Starting at the line containing "Write a Python" and ending at the line containing "fig.savefig('out.png', dpi=100)", reproduce each line exactly as written, with both end lines included and all pictures omitted.

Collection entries
☆ ☆ ☆

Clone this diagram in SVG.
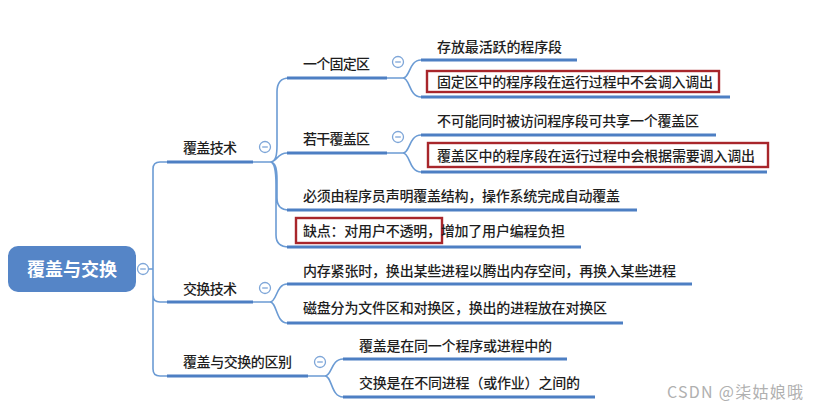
<svg xmlns="http://www.w3.org/2000/svg" width="818" height="411" viewBox="0 0 818 411">
<style>
.t{font-family:"Noto Sans CJK SC","Noto Sans",sans-serif;font-size:14px;font-weight:500;fill:#1e1e1e}
.u{stroke:#4d7fc3;stroke-width:3.2;stroke-linecap:butt;fill:none}
.c{stroke:#6b9bd4;stroke-width:1.6;fill:none}
.r{fill:none;stroke:#a8262b;stroke-width:2.4}
</style>
<defs>
<g id="col"><circle r="5.5" fill="#fff" stroke="#7ea6d8" stroke-width="1.3"/><line x1="-2.8" y1="0" x2="2.8" y2="0" stroke="#7ea6d8" stroke-width="1.3"/></g>
</defs>
<rect width="818" height="411" fill="#fff"/>
<g id="connectors">
<path class="c" d="M148,269 H153 M167,162 H160 Q153,162 153,169 V369 Q153,376 160,376 H167 M153,295 Q153,302 160,302 H167"/>
<path class="c" d="M253,162 H270 M270,162 C276,162 277,155 277,145 V92 Q277,78 289,78 M270,162 C277,162 277,153 287,153 M270,162 C276,162 277,170 277,180 V198 Q277,210 289,210 M270,162 C275,162 276,172 276,185 V235 Q276,247 289,247"/>
<path class="c" d="M387,78 H403 M403,78 C410,78 409,60 421,60 M403,78 C410,78 409,97 421,97"/>
<path class="c" d="M387,153 H403 M403,153 C410,153 409,135 421,135 M403,153 C410,153 409,172 421,172"/>
<path class="c" d="M253,302 H270 M270,302 C277,302 276,284 287,284 M270,302 C277,302 276,323 287,323"/>
<path class="c" d="M308,376 H325 M325,376 C332,376 331,359 343,359 M325,376 C332,376 331,397 343,397"/>
</g>
<g id="root">
<rect x="8" y="246" width="128" height="46" rx="10" fill="#5585c7"/>
<text x="72" y="275.5" text-anchor="middle" font-family="Noto Sans CJK SC,sans-serif" font-size="18" font-weight="bold" fill="#fff">覆盖与交换</text>
<use href="#col" x="143" y="269"/>
</g>
<g id="n-fugai">
<line class="u" x1="167" y1="162" x2="253" y2="162"/>
<text class="t" x="183" y="153" textLength="54">覆盖技术</text>
<use href="#col" x="265" y="147"/>
</g>
<g id="n-jiaohuan">
<line class="u" x1="167" y1="302" x2="253" y2="302"/>
<text class="t" x="183" y="294" textLength="54">交换技术</text>
<use href="#col" x="265" y="288"/>
</g>
<g id="n-qubie">
<line class="u" x1="167" y1="376" x2="308" y2="376"/>
<text class="t" x="183" y="367" textLength="109">覆盖与交换的区别</text>
<use href="#col" x="320" y="362"/>
</g>
<g id="n-guding">
<line class="u" x1="287" y1="78" x2="387" y2="78"/>
<text class="t" x="303" y="69" textLength="67">一个固定区</text>
<use href="#col" x="398" y="62"/>
</g>
<g id="n-ruogan">
<line class="u" x1="287" y1="153" x2="387" y2="153"/>
<text class="t" x="303" y="144" textLength="67">若干覆盖区</text>
<use href="#col" x="398" y="137"/>
</g>
<g id="n-bixu">
<line class="u" x1="287" y1="210" x2="637" y2="210"/>
<text class="t" x="303" y="201" textLength="317">必须由程序员声明覆盖结构，操作系统完成自动覆盖</text>
</g>
<g id="n-quedian">
<line class="u" x1="287" y1="247" x2="581" y2="247"/>
<rect class="r" x="296" y="218" width="146" height="25"/>
<text class="t" x="303" y="236" textLength="262">缺点：对用户不透明，增加了用户编程负担</text>
</g>
<g id="n-neicun">
<line class="u" x1="287" y1="284" x2="692" y2="284"/>
<text class="t" x="303" y="276" textLength="373">内存紧张时，换出某些进程以腾出内存空间，再换入某些进程</text>
</g>
<g id="n-cipan">
<line class="u" x1="287" y1="323" x2="623" y2="323"/>
<text class="t" x="303" y="313" textLength="304">磁盘分为文件区和对换区，换出的进程放在对换区</text>
</g>
<g id="n-cunfang">
<line class="u" x1="421" y1="60" x2="577" y2="60"/>
<text class="t" x="437" y="52" textLength="125">存放最活跃的程序段</text>
</g>
<g id="n-gudingzhong">
<line class="u" x1="421" y1="97" x2="730" y2="97"/>
<rect class="r" x="427" y="71" width="292" height="21"/>
<text class="t" x="437" y="87" textLength="276">固定区中的程序段在运行过程中不会调入调出</text>
</g>
<g id="n-bukeneng">
<line class="u" x1="421" y1="135" x2="716" y2="135"/>
<text class="t" x="437" y="126" textLength="262">不可能同时被访问程序段可共享一个覆盖区</text>
</g>
<g id="n-fugaiqu">
<line class="u" x1="421" y1="172" x2="767" y2="172"/>
<rect class="r" x="428" y="143" width="340" height="24"/>
<text class="t" x="437" y="161" textLength="318">覆盖区中的程序段在运行过程中会根据需要调入调出</text>
</g>
<g id="n-fugaishi">
<line class="u" x1="343" y1="359" x2="567" y2="359"/>
<text class="t" x="359" y="351" textLength="193">覆盖是在同一个程序或进程中的</text>
</g>
<g id="n-jiaohuanshi">
<line class="u" x1="343" y1="397" x2="595" y2="397"/>
<text class="t" x="359" y="388" textLength="221">交换是在不同进程（或作业）之间的</text>
</g>
<text x="667" y="398" font-family="Noto Sans CJK SC,sans-serif" font-size="16" fill="#b0b0b0" textLength="136">CSDN @柒姑娘哦</text>
</svg>
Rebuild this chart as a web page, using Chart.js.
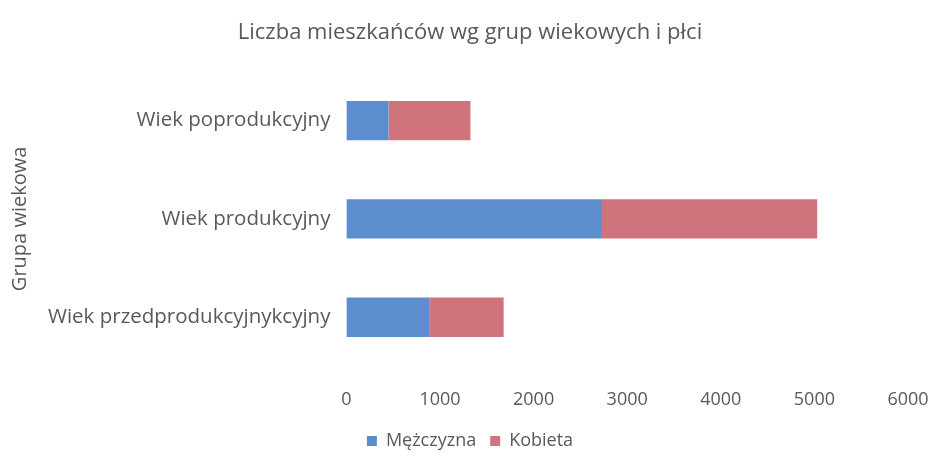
<!DOCTYPE html>
<html>
<head>
<meta charset="utf-8">
<script src="https://cdn.jsdelivr.net/npm/chart.js@4"></script>
<style>
  html, body { margin: 0; padding: 0; background: #fff; }
  #wrap { width: 936px; height: 457px; }
</style>
</head>
<body>
<div id="wrap"><canvas id="chart"></canvas></div>
<script>
// Data
const categories = ['Wiek poprodukcyjny', 'Wiek produkcyjny', 'Wiek przedprodukcyjnykcyjny'];
const mezczyzna = [450, 2730, 890];
const kobieta = [875, 2300, 790];
const xTicks = [0, 1000, 2000, 3000, 4000, 5000, 6000];

const textColor = '#595959';
const fontFamily = "'Open Sans', 'Noto Sans', sans-serif";

new Chart(document.getElementById('chart'), {
    type: 'bar',
    data: {
        labels: categories,
        datasets: [
            { label: 'Mężczyzna', data: mezczyzna, backgroundColor: '#5b8dcf' },
            { label: 'Kobieta', data: kobieta, backgroundColor: '#d1737c' }
        ]
    },
    options: {
        indexAxis: 'y',
        responsive: true,
        maintainAspectRatio: false,
        animation: false,
        layout: { padding: { left: 4, right: 0, top: 4, bottom: -3 } },
        barPercentage: 0.4,
        categoryPercentage: 1,
        plugins: {
            title: {
                display: true,
                text: 'Liczba mieszkańców wg grup wiekowych i płci',
                color: textColor,
                font: { family: fontFamily, size: 22, weight: 'normal' },
                padding: { top: 16, bottom: 25 }
            },
            legend: {
                position: 'bottom',
                labels: {
                    color: textColor,
                    font: { family: fontFamily, size: 18 },
                    boxWidth: 10,
                    boxHeight: 10,
                    padding: 14
                }
            },
            tooltip: { enabled: false }
        },
        scales: {
            x: {
                stacked: true,
                min: 0,
                max: 6000,
                afterBuildTicks: (axis) => { axis.ticks = xTicks.map(v => ({ value: v })); },
                afterFit: (axis) => { axis.height -= 16; axis.paddingRight = 28; },
                grid: { display: false, drawTicks: false },
                border: { display: false },
                ticks: {
                    color: textColor,
                    font: { family: fontFamily, size: 18 },
                    padding: 23,
                    callback: (v) => String(v)
                }
            },
            y: {
                stacked: true,
                grid: { display: false, drawTicks: false },
                border: { display: false },
                title: {
                    display: true,
                    text: 'Grupa wiekowa',
                    color: textColor,
                    font: { family: fontFamily, size: 20 },
                    padding: { top: 4, bottom: 0 }
                },
                ticks: {
                    color: textColor,
                    font: { family: fontFamily, size: 20.5 },
                    padding: 16
                }
            }
        }
    }
});
</script>
</body>
</html>
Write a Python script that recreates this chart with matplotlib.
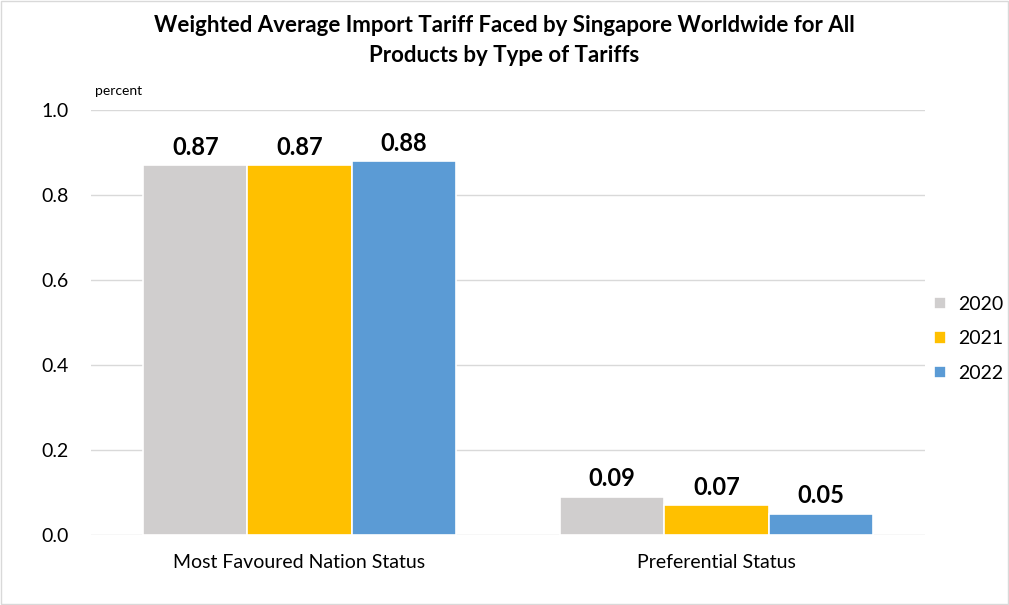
import numpy as np
import matplotlib.pyplot as plt
from matplotlib.patches import Rectangle

categories = ['Most Favoured Nation Status', 'Preferential Status']
years = ['2020', '2021', '2022']
values_2020 = [0.87, 0.09]
values_2021 = [0.87, 0.07]
values_2022 = [0.88, 0.05]
colors = ['#D0CECE', '#FFC000', '#5B9BD5']

plt.rcParams['font.family'] = ['Lato', 'DejaVu Sans']

fig = plt.figure(figsize=(10.09, 6.05), dpi=100)
ax = fig.add_axes([0.0902, 0.1157, 0.8265, 0.7025])

x = np.arange(len(categories))
w = 0.25
series = [values_2020, values_2021, values_2022]
for i, (vals, yr, c) in enumerate(zip(series, years, colors)):
    pos = x + (i - 1) * w
    ax.bar(pos, vals, w, color=c, edgecolor='white', linewidth=1.2, label=yr, zorder=3)
    for p, v in zip(pos, vals):
        ax.text(p, v + 0.015, f'{v:.2f}', ha='center', va='bottom',
                fontsize=17, fontweight='bold')

ax.set_xlim(-0.5, 1.5)
ax.set_ylim(0, 1.0)
ax.set_yticks(np.arange(0, 1.01, 0.2))
ax.set_yticklabels([f'{t:.1f}' for t in np.arange(0, 1.01, 0.2)])
ax.set_xticks(x)
ax.set_xticklabels(categories)
ax.tick_params(axis='both', length=0, labelsize=14)
ax.tick_params(axis='x', pad=14)
ax.tick_params(axis='y', pad=16)
ax.grid(axis='y', color='#D9D9D9', linewidth=1, zorder=0)
for s in ax.spines.values():
    s.set_visible(False)

ax.text(0.005, 1.03, 'percent', transform=ax.transAxes, fontsize=10, ha='left', va='bottom')

fig.suptitle('Weighted Average Import Tariff Faced by Singapore Worldwide for All\nProducts by Type of Tariffs',
             x=0.5, y=0.975, fontsize=16, fontweight='bold', linespacing=1.55)

fig.legend(loc='center left', bbox_to_anchor=(0.926, 0.44), frameon=False,
           fontsize=14, handlelength=0.6, handleheight=0.6, handletextpad=0.6,
           labelspacing=0.9, borderpad=0, borderaxespad=0)

fig.patches.append(Rectangle((0.001, 0.001), 0.998, 0.997, transform=fig.transFigure,
                             fill=False, edgecolor='#D9D9D9', linewidth=1))

fig.savefig('out.png', dpi=100)
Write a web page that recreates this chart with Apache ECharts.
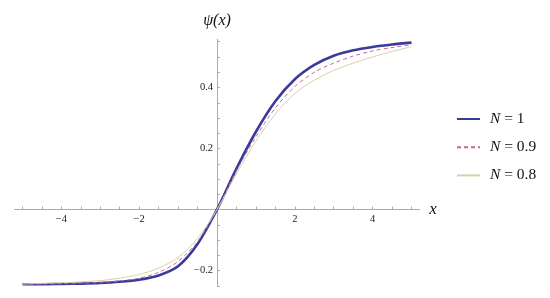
<!DOCTYPE html>
<html>
<head>
<meta charset="utf-8">
<script src="https://cdn.jsdelivr.net/npm/echarts@6/dist/echarts.min.js"></script>
<style>html,body{margin:0;padding:0;background:#fff}#c{width:550px;height:298px}</style>
</head>
<body>
<div id="c"></div>
<script>
var xs   = [-5, -4.5, -4, -3.5, -3, -2.5, -2, -1.5, -1, -0.5, 0, 0.5, 1, 1.5, 2, 2.5, 3, 3.5, 4, 4.5, 5];
var yN1  = [-0.245, -0.245, -0.244, -0.243, -0.241, -0.237, -0.230, -0.216, -0.186, -0.113, 0, 0.134, 0.255, 0.355, 0.427, 0.474, 0.504, 0.522, 0.533, 0.541, 0.547];
var yN09 = [-0.245, -0.244, -0.243, -0.241, -0.239, -0.234, -0.225, -0.206, -0.170, -0.105, 0, 0.127, 0.238, 0.333, 0.403, 0.450, 0.480, 0.503, 0.520, 0.531, 0.540];
var yN08 = [-0.244, -0.242, -0.240, -0.237, -0.233, -0.225, -0.213, -0.192, -0.157, -0.095, 0, 0.117, 0.224, 0.313, 0.380, 0.424, 0.456, 0.480, 0.500, 0.518, 0.534];
var names = ['1', '0.9', '0.8'];
var xLabels = [-4, -2, 2, 4];
var yLabels = [-0.2, 0.2, 0.4];

function pairs(ys){ return xs.map(function(x,i){ return [x, ys[i]]; }); }
var xTicks = [], yTicks = [];
for (var i = -10; i <= 10; i++) xTicks.push(i / 2);
for (var j = -5; j <= 11; j++) yTicks.push(+(j * 0.05).toFixed(2));

var serif = '"Liberation Serif", "DejaVu Serif", serif';
var gridL = 14.7, gridW = 404.6, gridT = 39.3, gridH = 247.4;
var xMin = -5.2, xMax = 5.2, yMin = -0.253, yMax = 0.558;
var zeroX = gridL + gridW * (0 - xMin) / (xMax - xMin);
var zeroY = gridT + gridH * (yMax - 0) / (yMax - yMin);

var chart = echarts.init(document.getElementById('c'), null, {renderer: 'canvas'});
var styles = [
  {color: '#3a3a9c', width: 2.6, type: 'solid'},
  {color: '#c0689a', width: 1, type: [4, 3]},
  {color: '#d9d0a8', width: 1, type: 'solid'}
];
var datasets = [yN1, yN09, yN08];
chart.setOption({
  animation: false,
  grid: {left: gridL, width: gridW, top: gridT, height: gridH, containLabel: false},
  legend: {
    orient: 'vertical', left: 456, top: 111, padding: 0, itemWidth: 23, itemHeight: 14, itemGap: 12.2,
    itemStyle: {opacity: 0},
    textStyle: {fontFamily: serif, fontSize: 15.5, color: '#111', padding: [0, 0, 0, 5],
      rich: {i: {fontFamily: serif, fontSize: 15.5, fontStyle: 'italic', color: '#111'}}},
    formatter: function(n){ return '{i|N} = ' + n; },
    data: names
  },
  xAxis: {
    type: 'value', min: xMin, max: xMax, position: 'bottom',
    offset: -(gridT + gridH - zeroY),
    name: 'x', nameLocation: 'end', nameGap: 10,
    nameTextStyle: {fontFamily: serif, fontStyle: 'italic', fontSize: 17, color: '#111', verticalAlign: 'middle'},
    axisLine: {onZero: false, lineStyle: {color: '#aaaaaa', width: 1}},
    axisTick: {show: true, inside: true, length: 3, customValues: xTicks, lineStyle: {color: '#aaaaaa'}},
    axisLabel: {customValues: xLabels, margin: 4, fontFamily: serif, fontSize: 10.5, color: '#222',
      formatter: function(v){ return String(v).replace('-', '\u2212'); }},
    splitLine: {show: false}
  },
  yAxis: {
    type: 'value', min: yMin, max: yMax, position: 'left',
    offset: -(zeroX - gridL),
    name: '\u03c8(x)', nameLocation: 'end', nameGap: 11,
    nameTextStyle: {fontFamily: serif, fontStyle: 'italic', fontSize: 16, color: '#111'},
    axisLine: {onZero: false, lineStyle: {color: '#aaaaaa', width: 1}},
    axisTick: {show: true, inside: true, length: 3, customValues: yTicks, lineStyle: {color: '#aaaaaa'}},
    axisLabel: {customValues: yLabels, margin: 4, fontFamily: serif, fontSize: 10.5, color: '#222',
      formatter: function(v){ return String(+v.toFixed(2)).replace('-', '\u2212'); }},
    splitLine: {show: false}
  },
  series: names.map(function(n, k){
    return {
      name: n, type: 'line', smooth: 0.3, symbol: 'none',
      data: pairs(datasets[k]),
      lineStyle: styles[k], itemStyle: {color: styles[k].color},
      z: 2 + k
    };
  })
});
</script>
</body>
</html>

☆ ☆ ☆

* **Output of the exercise**:
Write a Python script that recreates this chart with matplotlib.
import numpy as np
import matplotlib.pyplot as plt
from matplotlib.patches import Rectangle

categories = ['Most Favoured Nation Status', 'Preferential Status']
years = ['2020', '2021', '2022']
values_2020 = [0.87, 0.09]
values_2021 = [0.87, 0.07]
values_2022 = [0.88, 0.05]
colors = ['#D0CECE', '#FFC000', '#5B9BD5']

plt.rcParams['font.family'] = ['Lato', 'DejaVu Sans']

fig = plt.figure(figsize=(10.09, 6.05), dpi=100)
ax = fig.add_axes([0.0902, 0.1157, 0.8265, 0.7025])

x = np.arange(len(categories))
w = 0.25
series = [values_2020, values_2021, values_2022]
for i, (vals, yr, c) in enumerate(zip(series, years, colors)):
    pos = x + (i - 1) * w
    ax.bar(pos, vals, w, color=c, edgecolor='white', linewidth=1.2, label=yr, zorder=3)
    for p, v in zip(pos, vals):
        ax.text(p, v + 0.015, f'{v:.2f}', ha='center', va='bottom',
                fontsize=17, fontweight='bold')

ax.set_xlim(-0.5, 1.5)
ax.set_ylim(0, 1.0)
ax.set_yticks(np.arange(0, 1.01, 0.2))
ax.set_yticklabels([f'{t:.1f}' for t in np.arange(0, 1.01, 0.2)])
ax.set_xticks(x)
ax.set_xticklabels(categories)
ax.tick_params(axis='both', length=0, labelsize=14)
ax.tick_params(axis='x', pad=14)
ax.tick_params(axis='y', pad=16)
ax.grid(axis='y', color='#D9D9D9', linewidth=1, zorder=0)
for s in ax.spines.values():
    s.set_visible(False)

ax.text(0.005, 1.03, 'percent', transform=ax.transAxes, fontsize=10, ha='left', va='bottom')

fig.suptitle('Weighted Average Import Tariff Faced by Singapore Worldwide for All\nProducts by Type of Tariffs',
             x=0.5, y=0.975, fontsize=16, fontweight='bold', linespacing=1.55)

fig.legend(loc='center left', bbox_to_anchor=(0.926, 0.44), frameon=False,
           fontsize=14, handlelength=0.6, handleheight=0.6, handletextpad=0.6,
           labelspacing=0.9, borderpad=0, borderaxespad=0)

fig.patches.append(Rectangle((0.001, 0.001), 0.998, 0.997, transform=fig.transFigure,
                             fill=False, edgecolor='#D9D9D9', linewidth=1))

fig.savefig('out.png', dpi=100)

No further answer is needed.